Exchange moves to protect retail customers as stablecoin issuer halts transfers
HTX began converting retail customer balances from World Liberty Financial’s USD1 stablecoin to Tether on June 7, 2026, after the issuer froze wallets connected to the exchange. The conversion occurs at a one-to-one valuation and marks the permanent removal of USD1 from HTX’s trading platform.
HTX suspended trading in four USD1 pairs on June 5 at 13:00 UTC: WLFI/USDT, USD1/USDT, BTC/USD1, and ETH/USD1. The exchange cited the need to “safeguard users’ assets, preserve market fairness, and mitigate potential systemic risks,” according to HTX management.
The freeze follows a broader compliance dispute. World Liberty Financial, which launched in late 2024 and is backed by members of the Trump family, possesses unilateral authority to halt token transfers via smart contract functions. The stablecoin’s architecture allows administrators to freeze holdings without prior notice to affected parties.
HTX spokesperson Molly Fu stated: “The locked capital belongs exclusively to ordinary retail buyers and possesses no connection to sanctioned actors.” The exchange has not disclosed the exact amount of USD1 held in frozen wallets.
World Liberty Financial has not provided a formal statement detailing its evidentiary standard for the freeze or the specific violations it alleges. The issuer issued only a broad market advisory reminding counterparties of its compliance protocols without naming HTX directly.

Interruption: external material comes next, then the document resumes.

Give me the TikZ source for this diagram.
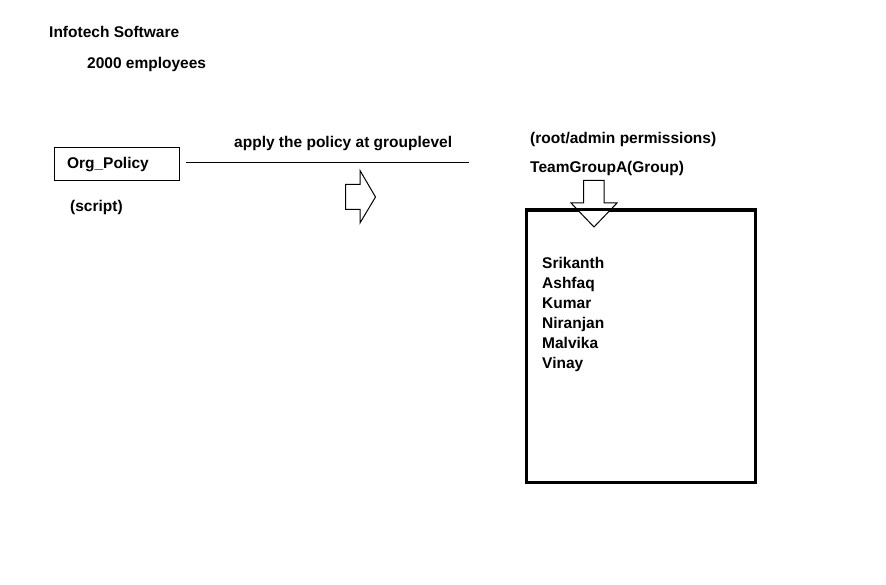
\documentclass[tikz,border=0pt]{standalone}
\usepackage{fontspec}
\setmainfont{Liberation Sans}
\begin{document}
\begin{tikzpicture}[x=1pt,y=-1pt,
  lbl/.style={font=\fontsize{15.5}{18}\selectfont\bfseries, inner sep=0pt, anchor=west, text height=11pt, text depth=3.5pt},
  thinline/.style={draw=black, line width=1pt},
  bigbox/.style={draw=black, line width=3pt},
  hollow/.style={draw=black, line width=1pt, fill=white, line join=miter}]
\useasboundingbox (0,0) rectangle (886,585);
\fill[white] (0,0) rectangle (886,585);
% titles
\node[lbl] (company) at (49,33.5) {Infotech Software};
\node[lbl] (emp) at (87,64.5) {2000 employees};
% policy box
\node[thinline, minimum width=125pt, minimum height=33pt, inner ysep=0pt, inner xsep=13pt,
      text width=99pt, align=left, text height=11pt, text depth=3.5pt,
      font=\fontsize{15.5}{18}\selectfont\bfseries] (org) at (116.5,164.5) {Org\_Policy};
\node[lbl] (script) at (70,207.5) {(script)};
% connector
\coordinate (lstart) at (186,163);
\coordinate (lend) at (469,163);
\draw[thinline] (lstart) -- (lend);
\node[lbl] (apply) at (234,143.5) {apply the policy at grouplevel};
% right arrow
\draw[hollow] (345.5,184.5) -- (360,184.5) -- (360,170.5) -- (375.5,197) -- (360,223) -- (360,209.5) -- (345.5,209.5) -- cycle;
% group labels
\node[lbl] (perm) at (530,139.5) {(root/admin permissions)};
\node[lbl] (team) at (530,168.5) {TeamGroupA(Group)};
% group box
\node[bigbox, minimum width=229pt, minimum height=271pt, inner sep=0pt] (grp) at (640.5,346.5) {};
% down arrow
\draw[hollow] (583.5,180.5) -- (604,180.5) -- (604,203) -- (617,203) -- (594,227) -- (571,203) -- (583.5,203) -- cycle;
\draw[bigbox] (grp.north west) -- (grp.north east);
% members
\node[lbl] (m1) at (542,264.5) {Srikanth};
\node[lbl] (m2) at (542,284.5) {Ashfaq};
\node[lbl] (m3) at (542,304.5) {Kumar};
\node[lbl] (m4) at (542,324.5) {Niranjan};
\node[lbl] (m5) at (542,344.5) {Malvika};
\node[lbl] (m6) at (542,364.5) {Vinay};
\end{tikzpicture}
\end{document}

The dispute intensified following UK sanctions imposed on May 26 against Huobi Global S.A., a Panamanian entity, for allegedly processing $1.5 billion in illicit volume connected to Russian financial evasion networks including the A7 payments network and Garantex. HTX argues it operates independently from Huobi Global S.A., the legacy entity named in the sanctions.

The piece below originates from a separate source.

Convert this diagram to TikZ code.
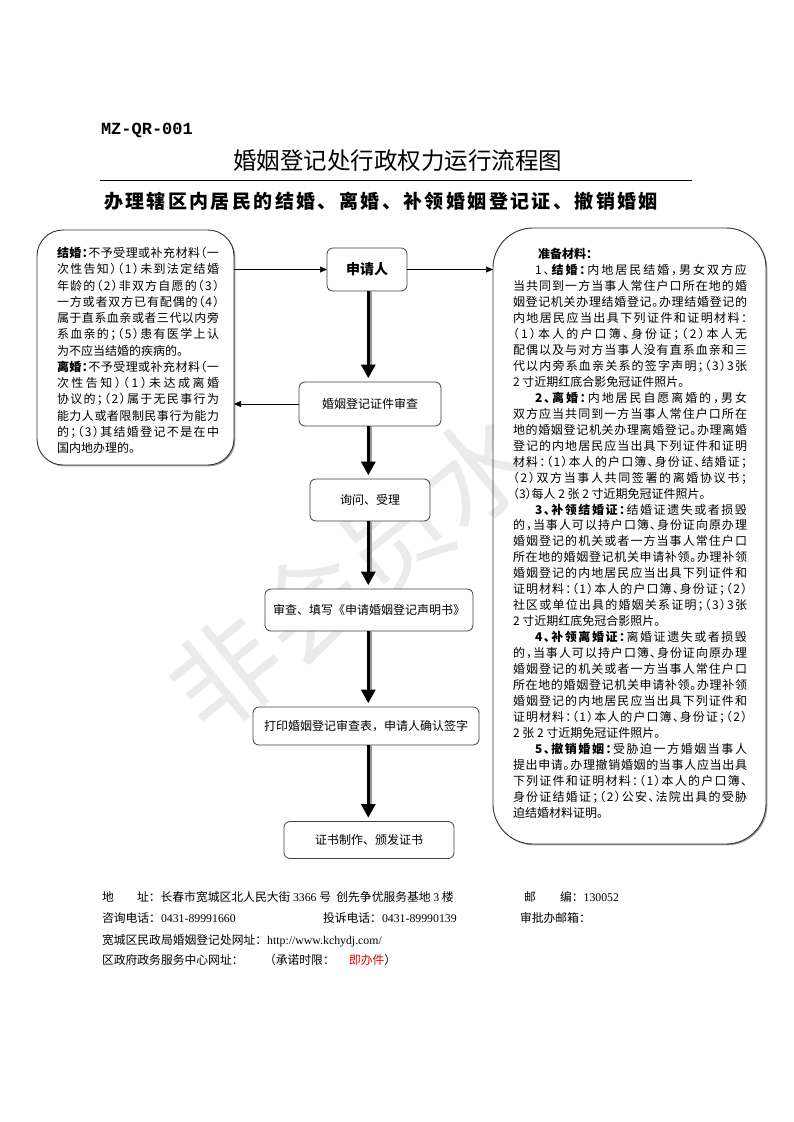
\documentclass[tikz,border=0pt]{standalone}
\usepackage{fontspec}
\setmainfont{Noto Sans CJK SC}
\newfontfamily\cjkj[RawFeature=+halt]{Noto Sans CJK SC}
\newfontfamily\serifl{Liberation Serif}
\newfontfamily\monof{Liberation Mono}
\usetikzlibrary{arrows.meta,calc,shadows}

\newdimen\jw
\makeatletter
\def\spr#1{\spr@a#1\spr@end}
\def\spr@end{\spr@endx}
\def\spr@endx{}
\def\spr@a#1{\ifx#1\spr@end\else#1\expandafter\spr@b\fi}
\def\spr@b#1{\ifx#1\spr@end\else\ifcat\noexpand#1\relax\else\hfil\fi#1\expandafter\spr@b\fi}
\makeatother
\newcommand\jrow[2][]{\hbox to \jw{#1\spr{#2}}}
\newcommand\lrow[1]{\hbox{#1}}

\begin{document}
\begin{tikzpicture}[x=1pt,y=-1pt,
  every node/.style={inner sep=0pt,outer sep=0pt},
  flowbox/.style={draw=black!75,line width=0.8pt,rounded corners=6pt,fill=white,align=center,font=\fontsize{12}{14}\selectfont},
  bigbox/.style={draw=black!80,line width=0.9pt,fill=white,drop shadow={shadow xshift=1.3pt,shadow yshift=-1.3pt,fill=black!40,opacity=1}},
  tarrow/.style={draw=black,line width=0.7pt,-{Triangle[width=6pt,length=7pt]}},
  barrow/.style={draw=black,line width=3.4pt,-{Triangle[width=15pt,length=13.5pt,line width=0pt]}},
  bshadow/.style={draw=black!40,line width=1.8pt},
  foot/.style={anchor=base west,font=\fontsize{11.8}{14}\selectfont},
  btext/.style={anchor=base west,align=left}
]
\useasboundingbox (0,0) rectangle (793,1122);
\fill[white] (0,0) rectangle (793,1122);

% header
\node[anchor=base west,font=\monof\bfseries\fontsize{17}{17}\selectfont] (code) at (101,134) {MZ-QR-001};
\node[anchor=base,font=\fontsize{23.5}{24}\selectfont] (title) at (397.5,169) {婚姻登记处行政权力运行流程图};
\draw[line width=0.8pt] (100,180) -- (692,180);
\node[anchor=base west] (sub) at (104,208.2) {\hbox to 554pt{\bfseries\fontsize{19}{19}\selectfont\spr{办理辖区内居民的结婚、离婚、补领婚姻登记证、撤销婚姻}}};

% big boxes
\node[bigbox,rounded corners=26pt,minimum width=197pt,minimum height=235pt] (lbox) at (135.5,347.5) {};
\node[bigbox,rounded corners=40pt,minimum width=273pt,minimum height=616pt] (rbox) at (629.5,536) {};

% watermark
\node[rotate=39,text=black,text opacity=0.08,font=\fontsize{108}{108}\selectfont] (wm) at (352,572) {非会员水};

% flow nodes
\node[flowbox,minimum width=80pt,minimum height=43pt,font=\bfseries\fontsize{14}{16}\selectfont] (app) at (367,269.5) {申请人};
\node[flowbox,minimum width=142pt,minimum height=44pt] (chk) at (370,404) {婚姻登记证件审查};
\node[flowbox,minimum width=120pt,minimum height=42pt] (acc) at (370,500) {询问、受理};
\node[flowbox,minimum width=208pt,minimum height=42pt] (fill) at (369,610) {审查、填写《申请婚姻登记声明书》};
\node[flowbox,minimum width=226pt,minimum height=38pt] (prt) at (366,726) {打印婚姻登记审查表，申请人确认签字};
\node[flowbox,minimum width=170pt,minimum height=37pt] (cert) at (369,840) {证书制作、颁发证书};

% thick arrows
\coordinate (ax) at (368.3,0);
\coordinate (sx) at (370.8,0);
\foreach \a/\b in {app/chk,chk/acc,acc/fill,fill/prt,prt/cert}{
  \draw[bshadow] (\a.south -| sx) -- ($(\b.north -| sx)+(0pt,17.5pt)$);
  \draw[barrow] (\a.south -| ax) -- ($(\b.north -| ax)+(0pt,4pt)$);
}

% thin arrows
\draw[tarrow] (app.west -| lbox.east) -- (app.west);
\draw[tarrow] (app.east) -- (app.east -| rbox.west);
\draw[tarrow] (chk.west) -- (chk.west -| lbox.east);

% left box text
\node[btext,font=\cjkj\fontsize{12}{16.25}\selectfont] (ltext) at (57,257.6) {\vtop{\jw=162pt\baselineskip=16.25pt
\jrow[\bfseries]{结婚：\mdseries 不予受理或补充材料（一}
\jrow{次性告知）（1）未到法定结婚}
\jrow{年龄的（2）非双方自愿的（3）}
\jrow{一方或者双方已有配偶的（4）}
\jrow{属于直系血亲或者三代以内旁}
\jrow{系血亲的；（5）患有医学上认}
\lrow{为不应当结婚的疾病的。}
\jrow[\bfseries]{离婚：\mdseries 不予受理或补充材料（一}
\jrow{次性告知）（1）未达成离婚}
\jrow{协议的；（2）属于无民事行为}
\jrow{能力人或者限制民事行为能力}
\jrow{的；（3）其结婚登记不是在中}
\lrow{国内地办理的。}}};

% right box text
\node[btext,font=\cjkj\fontsize{12}{15.97}\selectfont] (rtext) at (513,258.5) {\vtop{\jw=234pt\baselineskip=15.97pt
\lrow{\hskip25pt\bfseries 准备材料：}
\jrow[\hskip22pt]{1、\bfseries 结婚：\mdseries 内地居民结婚，男女双方应}
\jrow{当共同到一方当事人常住户口所在地的婚}
\jrow{姻登记机关办理结婚登记。办理结婚登记的}
\jrow{内地居民应当出具下列证件和证明材料：}
\jrow{（1）本人的户口簿、身份证；（2）本人无}
\jrow{配偶以及与对方当事人没有直系血亲和三}
\jrow{代以内旁系血亲关系的签字声明；（3）3张}
\lrow{2 寸近期红底合影免冠证件照片。}
\jrow[\hskip22pt\bfseries]{2、离婚：\mdseries 内地居民自愿离婚的，男女}
\jrow{双方应当共同到一方当事人常住户口所在}
\jrow{地的婚姻登记机关办理离婚登记。办理离婚}
\jrow{登记的内地居民应当出具下列证件和证明}
\jrow{材料：（1）本人的户口簿、身份证、结婚证；}
\jrow{（2）双方当事人共同签署的离婚协议书；}
\lrow{（3）每人 2 张 2 寸近期免冠证件照片。}
\jrow[\hskip22pt\bfseries]{3、补领结婚证：\mdseries 结婚证遗失或者损毁}
\jrow{的，当事人可以持户口簿、身份证向原办理}
\jrow{婚姻登记的机关或者一方当事人常住户口}
\jrow{所在地的婚姻登记机关申请补领。办理补领}
\jrow{婚姻登记的内地居民应当出具下列证件和}
\jrow{证明材料：（1）本人的户口簿、身份证；（2）}
\jrow{社区或单位出具的婚姻关系证明；（3）3张}
\lrow{2 寸近期红底免冠合影照片。}
\jrow[\hskip22pt\bfseries]{4、补领离婚证：\mdseries 离婚证遗失或者损毁}
\jrow{的，当事人可以持户口簿、身份证向原办理}
\jrow{婚姻登记的机关或者一方当事人常住户口}
\jrow{所在地的婚姻登记机关申请补领。办理补领}
\jrow{婚姻登记的内地居民应当出具下列证件和}
\jrow{证明材料：（1）本人的户口簿、身份证；（2）}
\lrow{2 张 2 寸近期免冠证件照片。}
\jrow[\hskip22pt\bfseries]{5、撤销婚姻：\mdseries 受胁迫一方婚姻当事人}
\jrow{提出申请。办理撤销婚姻的当事人应当出具}
\jrow{下列证件和证明材料：（1）本人的户口簿、}
\jrow{身份证结婚证；（2）公安、法院出具的受胁}
\lrow{迫结婚材料证明。}}};

% footer
\node[foot] (f1a) at (102,901.5) {地};
\node[foot] (f1b) at (137,901.5) {址：长春市宽城区北人民大街 {\serifl 3366} 号\ \ 创先争优服务基地 {\serifl 3} 楼};
\node[foot] (f1c) at (524,901.5) {邮};
\node[foot] (f1d) at (560,901.5) {编：{\serifl 130052}};
\node[foot] (f2a) at (102,922.5) {咨询电话：{\serifl 0431-89991660}};
\node[foot] (f2b) at (323,922.5) {投诉电话：{\serifl 0431-89990139}};
\node[foot] (f2c) at (520,922.5) {审批办邮箱：};
\node[foot] (f3) at (102,944.5) {宽城区民政局婚姻登记处网址：{\serifl http://www.kchydj.com/}};
\node[foot] (f4a) at (102,964.5) {区政府政务服务中心网址：};
\node[foot] (f4b) at (264,964.5) {（承诺时限：};
\node[foot] (f4c) at (349,964.5) {{\color[HTML]{E00000}即办件}）};
\end{tikzpicture}
\end{document}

World Liberty Financial has a history of unilateral asset freezes. In September 2025, the issuer froze the personal holdings of Justin Sun, the billionaire founder of Tron blockchain and global advisor to HTX. World Liberty alleged Sun violated early investor agreements, engaged in unauthorized short sales, and executed prohibited straw purchases. Sun rejected the allegations and claimed governance voting rights were unfairly stripped, arguing that punishing dissenting token holders violated decentralized finance principles.
USD1 currently has a circulating supply of $4.6 billion. The underlying WLFI token has a circulating supply of 31.77 billion, a market cap of $1.76 billion, and a fully diluted valuation of $5.54 billion, with 24-hour trading volume of $30.87 million.
Leading fiat-backed stablecoins including Tether and Circle’s USDC routinely freeze individual wallets linked to criminal enterprises, terrorism financiers, or North Korean hacking syndicates. USD1 has been pitched to institutional players as a regulated, heavily audited alternative to legacy stablecoins. HTX did not specify whether customers will receive compensation for any losses resulting from the forced conversion.